Within a short distance, Cogo's has two entrances near Denny Road. On the other side of Route 8, the circa-1970's Dwellington Green housing development has two roads: Dwellington Road and Dwellington Circle just feet from the entrance to a bus garage.

That's too much turning and too much landscaping with only a shared center turning lane for motorists to work with, they said. It's difficult to pull out into the speeding traffic and it's difficult to pull off the road, especially onto Dwellington Road that is at such a slope that even if you slow considerably, your vehicle might still scrape the bottom on the bump.

“It's almost like a game of chicken,” said Kathy Ridgeway, 46, who has lived in the housing plan for 16 years.

Ridgeway and Titus were among several people to say of the intersection: “It needs a light.”

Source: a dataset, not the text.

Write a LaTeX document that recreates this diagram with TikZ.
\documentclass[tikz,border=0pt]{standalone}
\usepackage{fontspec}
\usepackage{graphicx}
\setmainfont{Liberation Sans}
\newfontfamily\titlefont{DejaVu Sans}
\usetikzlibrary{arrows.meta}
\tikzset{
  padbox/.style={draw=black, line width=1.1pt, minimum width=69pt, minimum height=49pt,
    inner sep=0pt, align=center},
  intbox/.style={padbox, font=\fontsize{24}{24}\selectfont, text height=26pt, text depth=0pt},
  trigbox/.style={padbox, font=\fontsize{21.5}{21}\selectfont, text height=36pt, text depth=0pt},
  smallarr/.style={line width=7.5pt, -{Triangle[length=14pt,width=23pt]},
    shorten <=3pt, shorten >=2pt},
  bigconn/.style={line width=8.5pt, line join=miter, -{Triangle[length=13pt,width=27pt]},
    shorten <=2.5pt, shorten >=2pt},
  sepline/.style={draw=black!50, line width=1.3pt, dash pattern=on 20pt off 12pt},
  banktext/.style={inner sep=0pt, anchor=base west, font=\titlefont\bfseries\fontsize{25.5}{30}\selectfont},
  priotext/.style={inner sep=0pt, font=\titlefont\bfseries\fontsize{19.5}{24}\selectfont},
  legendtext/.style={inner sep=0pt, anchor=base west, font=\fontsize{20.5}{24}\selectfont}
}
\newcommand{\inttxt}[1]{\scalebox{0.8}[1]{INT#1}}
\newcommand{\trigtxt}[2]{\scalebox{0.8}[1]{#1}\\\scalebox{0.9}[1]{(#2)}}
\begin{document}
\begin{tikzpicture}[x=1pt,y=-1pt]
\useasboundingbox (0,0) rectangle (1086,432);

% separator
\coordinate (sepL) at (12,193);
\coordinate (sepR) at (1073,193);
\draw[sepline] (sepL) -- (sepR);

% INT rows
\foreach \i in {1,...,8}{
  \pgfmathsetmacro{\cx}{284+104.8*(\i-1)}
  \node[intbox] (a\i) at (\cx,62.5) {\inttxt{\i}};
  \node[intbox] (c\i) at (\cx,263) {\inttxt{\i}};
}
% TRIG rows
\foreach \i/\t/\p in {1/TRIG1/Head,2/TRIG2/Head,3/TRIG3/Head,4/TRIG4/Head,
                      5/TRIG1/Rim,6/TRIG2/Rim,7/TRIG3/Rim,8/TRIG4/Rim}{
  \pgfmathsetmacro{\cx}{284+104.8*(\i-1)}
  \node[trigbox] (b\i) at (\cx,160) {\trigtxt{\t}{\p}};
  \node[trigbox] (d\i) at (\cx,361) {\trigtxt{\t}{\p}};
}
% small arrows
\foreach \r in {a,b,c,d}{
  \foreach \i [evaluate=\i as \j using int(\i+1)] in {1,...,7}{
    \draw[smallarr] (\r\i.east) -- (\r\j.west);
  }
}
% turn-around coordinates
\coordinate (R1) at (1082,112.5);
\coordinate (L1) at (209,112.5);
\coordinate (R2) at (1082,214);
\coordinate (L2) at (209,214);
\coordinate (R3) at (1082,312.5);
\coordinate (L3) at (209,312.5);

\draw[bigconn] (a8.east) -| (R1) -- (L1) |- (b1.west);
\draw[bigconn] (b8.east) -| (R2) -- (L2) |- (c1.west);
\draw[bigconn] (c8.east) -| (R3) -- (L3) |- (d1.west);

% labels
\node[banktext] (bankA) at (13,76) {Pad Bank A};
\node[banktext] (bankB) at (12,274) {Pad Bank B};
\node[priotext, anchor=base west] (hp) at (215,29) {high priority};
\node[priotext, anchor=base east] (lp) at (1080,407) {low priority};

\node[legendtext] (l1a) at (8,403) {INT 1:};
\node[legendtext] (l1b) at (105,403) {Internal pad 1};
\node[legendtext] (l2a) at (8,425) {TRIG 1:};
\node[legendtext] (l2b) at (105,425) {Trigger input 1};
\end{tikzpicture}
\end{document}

Middlesex has contemplated the same thing, said township manager Scot Fodi, but the process isn't as simple as installing a signal and flipping a switch.

Realignment of the intersection and installation of a signal at that site were identified as long term projects in the Capital Improvements Plan approved in 2006 by the township supervisors.

The intersection made the list after an engineer determined that on average about 1,800 cars travel Denny Road daily, about 17,800 pass that portion of Route 8 when including both directions, and about 1,100 travel Dwellington Road.

Fodi said he doesn't know if the traffic count changed since the study was done. But, he said, it's a pretty safe guess the $113,396 estimated price tag to change the intersection has gone up in the past eight years. On average now, it costs the township about $120,000 to install a traffic signal.

“I wish budget wasn't part of the equation,” said Fodi who explained projects in the capital improvement plan get funded by impact fees paid by developers. And just after the plan was formed, the residential housing market bottomed out in the township generating less income than in the past.

While the intersection is noted as “challenging,” Fodi said there are other priority projects still waiting on the list including two other intersections within a mile of Denny Road also on Route 8: The intersection at Leslie Road and another at Central Drive.

“Each one of these projects has merit,” Fodi said. “Of course we wish we had impact fee money to do all of these projects. But we don't.”